QUINTILLAN Ghislaine
June 6th, 2011
9:06 AM
Je partage tout à fait les points de vue présentés dans l'article "The Great Olympic" de Julie BINDEL. Il est très important que le mouvement Olympique ne cède ni aux injonctions et chantages des intégrismes ni aux sirènes des marchands du temple. Il n'y a absolument pas besoin de modifier la Charte Olympique. Il suffit que le CIO fasse respecter l'application de l'article 51 de sa Charte. Toute perspective de modification présenterait le risque de voir la Charte adaptée pour satisfaire aux désirs des Etats non respectueux de la dignité et de la liberté des femmes comme des hommes. Les fédérations sportives internationales édictent des règles vestimentaires pour leurs compétitions qui, en principe(*), sont établies pour permettre la meilleure qualité et sécurité de mouvement et de pratique. A ces fédérations et au CIO de faire respecter ces règles. (*) Certaines règles vestimentaires, notamment pour les sports féminins, cf Beach volley et badminton, destinées à rendre les joueuses plus sexy et donc plus attractives pour les médias, sont elles aussi à condamner.

Ian Townson
June 5th, 2011
5:06 PM
The West Knows Best pontificating on liberal/radical values for the uncivilised world. The same values that now have muslim women arrested in France for wearing a veil.

Bernice Dubois
June 5th, 2011
4:06 PM
Former comments have made it sufficiently clear that there is no islamic requirement whatever for wearing even the smallest head scarf, let alone anything else. Given this fact, and it is a fact, the Olympic Committee is in flagrant contradiction with its own Charter. (In fact, even if their were any religions requirements for dress, the Olympic Charter would not allow their being applied in the Olympic stadium. So their kowtowing is sheer cowardice and political "correctness". It makes a mockery of Olympic principles and we should not allow these to be so flouted.

Ian Townson
June 5th, 2011
2:06 PM
It doesn't follow that women who wear the hijab, niqab or burqa are necessarily oppressed. Look at what has happened in Egypt, Tunisia, and Yemen. Many of the active participants in the revolutions are women who are not in the least inhibited or obstructed in their activities by wearing headscarves or veils. In Yemen women revolutionaires are actively pushing the men for not being revolutionary enough!

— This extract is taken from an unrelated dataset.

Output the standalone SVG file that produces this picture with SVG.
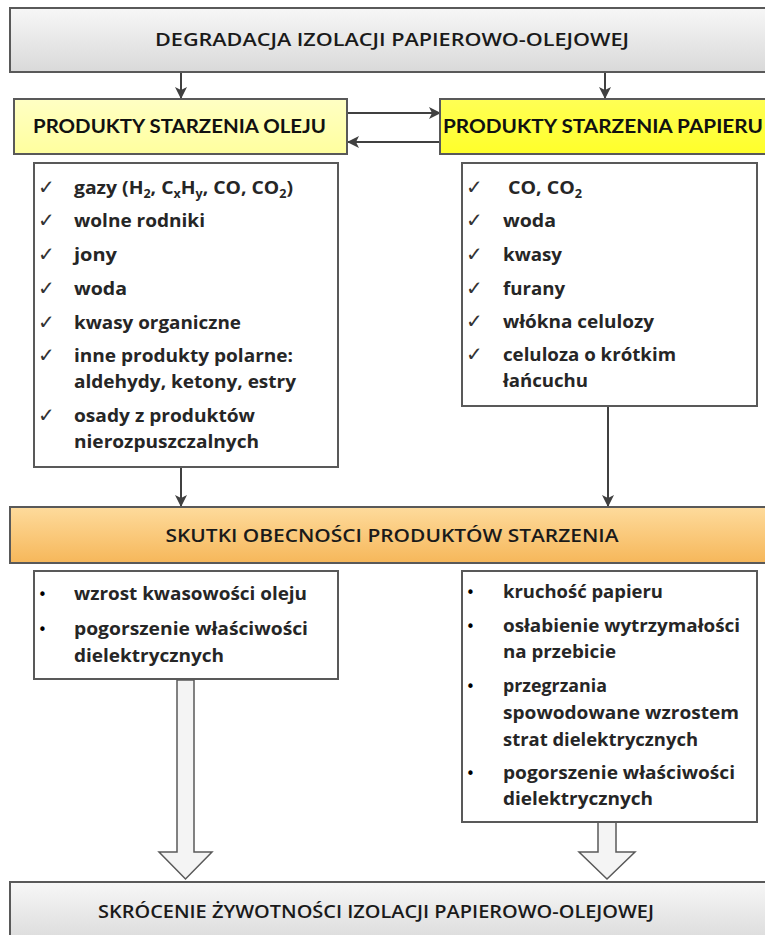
<svg xmlns="http://www.w3.org/2000/svg" width="765" height="935" viewBox="0 0 765 935">
<defs>
<linearGradient id="gGray" x1="0" y1="0" x2="0" y2="1"><stop offset="0" stop-color="#f7f7f7"/><stop offset="1" stop-color="#d9d9d9"/></linearGradient>
<linearGradient id="gOrange" x1="0" y1="0" x2="0" y2="1"><stop offset="0" stop-color="#fedb9c"/><stop offset="1" stop-color="#f6b75a"/></linearGradient>
<linearGradient id="gPale" x1="0" y1="0" x2="0" y2="1"><stop offset="0" stop-color="#ffffc4"/><stop offset="1" stop-color="#ffff9e"/></linearGradient>
<linearGradient id="gYellow" x1="0" y1="0" x2="0" y2="1"><stop offset="0" stop-color="#ffff55"/><stop offset="1" stop-color="#ffff2a"/></linearGradient>
<marker id="ah" markerWidth="12" markerHeight="12" refX="11" refY="6" orient="auto" markerUnits="userSpaceOnUse"><path d="M0,0 L12,6 L0,12 L3,6 Z" fill="#404040"/></marker>
<style>
.box{stroke:#595959;stroke-width:2}
.list{fill:#fff}
.hdr{font-family:"Open Sans","Liberation Sans",sans-serif;font-size:18px;font-weight:600;fill:#1a1a1a;text-anchor:middle}
.hb{font-family:Lato,"Liberation Sans",sans-serif;font-size:18px;font-weight:bold;fill:#111}
.it{font-family:"Open Sans","Liberation Sans",sans-serif;font-size:18.5px;font-weight:bold;fill:#262626}
.ck{font-family:"DejaVu Sans",sans-serif;font-size:20px;fill:#333}
.bl{font-family:"DejaVu Sans",sans-serif;font-size:15px;fill:#000}
.sub{font-size:12px}
.con{stroke:#404040;stroke-width:2;fill:none}
.blk{fill:#f4f4f4;stroke:#595959;stroke-width:1.5}
</style>
</defs>

<g id="connectors">
<line class="con" x1="181" y1="72" x2="181" y2="98" marker-end="url(#ah)"/>
<line class="con" x1="605" y1="72" x2="605" y2="98" marker-end="url(#ah)"/>
<line class="con" x1="348" y1="113" x2="440" y2="113" marker-end="url(#ah)"/>
<line class="con" x1="440" y1="142" x2="348" y2="142" marker-end="url(#ah)"/>
<line class="con" x1="181" y1="467" x2="181" y2="506" marker-end="url(#ah)"/>
<line class="con" x1="608" y1="406" x2="608" y2="506" marker-end="url(#ah)"/>
<path class="blk" d="M177,680 L194,680 L194,852 L212,852 L185.5,879 L159,852 L177,852 Z"/>
<path class="blk" d="M598,822 L616,822 L616,852 L635,852 L607,879 L579,852 L598,852 Z"/>
</g>

<g id="n-degradacja">
<rect class="box" x="10" y="8" width="765" height="64" fill="url(#gGray)"/>
<text class="hdr" x="392" y="46" textLength="474" lengthAdjust="spacingAndGlyphs">DEGRADACJA IZOLACJI PAPIEROWO-OLEJOWEJ</text>
</g>

<g id="n-olej">
<rect class="box" x="14" y="99" width="333" height="55" fill="url(#gPale)"/>
<text class="hb" x="33" y="133" textLength="293" lengthAdjust="spacingAndGlyphs">PRODUKTY STARZENIA OLEJU</text>
</g>

<g id="n-papier">
<rect class="box" x="440" y="99" width="335" height="55" fill="url(#gYellow)"/>
<text class="hb" x="443" y="133" textLength="320" lengthAdjust="spacingAndGlyphs">PRODUKTY STARZENIA PAPIERU</text>
</g>

<g id="n-lista-olej">
<rect class="box list" x="34" y="163" width="304" height="304"/>
<text class="ck" x="38" y="194">✓</text>
<text class="ck" x="38" y="227">✓</text>
<text class="ck" x="38" y="261">✓</text>
<text class="ck" x="38" y="295">✓</text>
<text class="ck" x="38" y="329">✓</text>
<text class="ck" x="38" y="362">✓</text>
<text class="ck" x="38" y="422">✓</text>
<text class="it" x="74" y="194" textLength="219" lengthAdjust="spacingAndGlyphs">gazy (H<tspan class="sub" dy="4">2</tspan><tspan dy="-4">, C</tspan><tspan class="sub" dy="4">x</tspan><tspan dy="-4">H</tspan><tspan class="sub" dy="4">y</tspan><tspan dy="-4">, CO, CO</tspan><tspan class="sub" dy="4">2</tspan><tspan dy="-4">)</tspan></text>
<text class="it" x="74" y="227" textLength="131" lengthAdjust="spacingAndGlyphs">wolne rodniki</text>
<text class="it" x="74" y="261" textLength="43" lengthAdjust="spacingAndGlyphs">jony</text>
<text class="it" x="74" y="295" textLength="53" lengthAdjust="spacingAndGlyphs">woda</text>
<text class="it" x="74" y="329" textLength="167" lengthAdjust="spacingAndGlyphs">kwasy organiczne</text>
<text class="it" x="74" y="362" textLength="219" lengthAdjust="spacingAndGlyphs">inne produkty polarne:</text>
<text class="it" x="74" y="388" textLength="222" lengthAdjust="spacingAndGlyphs">aldehydy, ketony, estry</text>
<text class="it" x="74" y="422" textLength="181" lengthAdjust="spacingAndGlyphs">osady z produktów</text>
<text class="it" x="74" y="448" textLength="185" lengthAdjust="spacingAndGlyphs">nierozpuszczalnych</text>
</g>

<g id="n-lista-papier">
<rect class="box list" x="462" y="163" width="295" height="243"/>
<text class="ck" x="466" y="194">✓</text>
<text class="ck" x="466" y="227">✓</text>
<text class="ck" x="466" y="261">✓</text>
<text class="ck" x="466" y="295">✓</text>
<text class="ck" x="466" y="328">✓</text>
<text class="ck" x="466" y="361">✓</text>
<text class="it" x="508" y="194" textLength="74" lengthAdjust="spacingAndGlyphs">CO, CO<tspan class="sub" dy="4">2</tspan></text>
<text class="it" x="503" y="227" textLength="53" lengthAdjust="spacingAndGlyphs">woda</text>
<text class="it" x="503" y="261" textLength="59" lengthAdjust="spacingAndGlyphs">kwasy</text>
<text class="it" x="503" y="295" textLength="62" lengthAdjust="spacingAndGlyphs">furany</text>
<text class="it" x="503" y="328" textLength="151" lengthAdjust="spacingAndGlyphs">włókna celulozy</text>
<text class="it" x="503" y="361" textLength="173" lengthAdjust="spacingAndGlyphs">celuloza o krótkim</text>
<text class="it" x="503" y="387" textLength="85" lengthAdjust="spacingAndGlyphs">łańcuchu</text>
</g>

<g id="n-skutki">
<rect class="box" x="10" y="507" width="765" height="56" fill="url(#gOrange)"/>
<text class="hdr" x="392" y="542" textLength="453" lengthAdjust="spacingAndGlyphs">SKUTKI OBECNOŚCI PRODUKTÓW STARZENIA</text>
</g>

<g id="n-skutki-olej">
<rect class="box list" x="34" y="571" width="304" height="108"/>
<text class="bl" x="38" y="600">•</text>
<text class="bl" x="38" y="635">•</text>
<text class="it" x="74" y="600" textLength="233" lengthAdjust="spacingAndGlyphs">wzrost kwasowości oleju</text>
<text class="it" x="74" y="635" textLength="234" lengthAdjust="spacingAndGlyphs">pogorszenie właściwości</text>
<text class="it" x="74" y="662" textLength="150" lengthAdjust="spacingAndGlyphs">dielektrycznych</text>
</g>

<g id="n-skutki-papier">
<rect class="box list" x="462" y="571" width="295" height="251"/>
<text class="bl" x="466" y="598">•</text>
<text class="bl" x="466" y="632">•</text>
<text class="bl" x="466" y="692">•</text>
<text class="bl" x="466" y="779">•</text>
<text class="it" x="503" y="598" textLength="160" lengthAdjust="spacingAndGlyphs">kruchość papieru</text>
<text class="it" x="503" y="632" textLength="237" lengthAdjust="spacingAndGlyphs">osłabienie wytrzymałości</text>
<text class="it" x="503" y="658" textLength="113" lengthAdjust="spacingAndGlyphs">na przebicie</text>
<text class="it" x="503" y="692" textLength="104" lengthAdjust="spacingAndGlyphs">przegrzania</text>
<text class="it" x="503" y="719" textLength="236" lengthAdjust="spacingAndGlyphs">spowodowane wzrostem</text>
<text class="it" x="503" y="746" textLength="195" lengthAdjust="spacingAndGlyphs">strat dielektrycznych</text>
<text class="it" x="503" y="779" textLength="232" lengthAdjust="spacingAndGlyphs">pogorszenie właściwości</text>
<text class="it" x="503" y="805" textLength="150" lengthAdjust="spacingAndGlyphs">dielektrycznych</text>
</g>

<g id="n-skrocenie">
<rect class="box" x="10" y="882" width="765" height="64" fill="url(#gGray)"/>
<text class="hdr" x="376" y="918" textLength="556" lengthAdjust="spacingAndGlyphs">SKRÓCENIE ŻYWOTNOŚCI IZOLACJI PAPIEROWO-OLEJOWEJ</text>
</g>
</svg>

The muslim women I have met in this country struck me as being lively, intelligent, well-educated, opinionated and playing an active part in social and political life. These are not the hall marks of oppression. We should think again about propagating 'universal' values from the West-Knows-Best perspective. After all 'Enlightenment' values in France now see muslim women resisting arrest and fines for wearing the veil of their choice. This is about human rights not just about sexual inequalities. It is up to those women to make their choice not up to us to pontificate and the struggle for sexual equality for me can only happen alongside wider struggles for freedom and liberty not in isolation. As for the Olympic Games being non-political. Come on. Every time a flag is raised this is one Nation State proclaiming its determination to compete and defeat its enemies. To paraphrase George Orwell "War without the bullets."

Anonymous
June 1st, 2011
7:06 PM
Wearing the hijab is not essential to the faith. The Koran only requires that women AND men dress modestly. That does not require the hijab or even a headscarf.

sem
May 28th, 2011
8:05 PM
Interesting article. This is a tricky one, IMO the determining factor is whether wearing the hijab is essential to the faith. If it is, then insisting an athlete remove it, is itself a political statement. For the record wearing a crucifix is not a requirement of Christianity.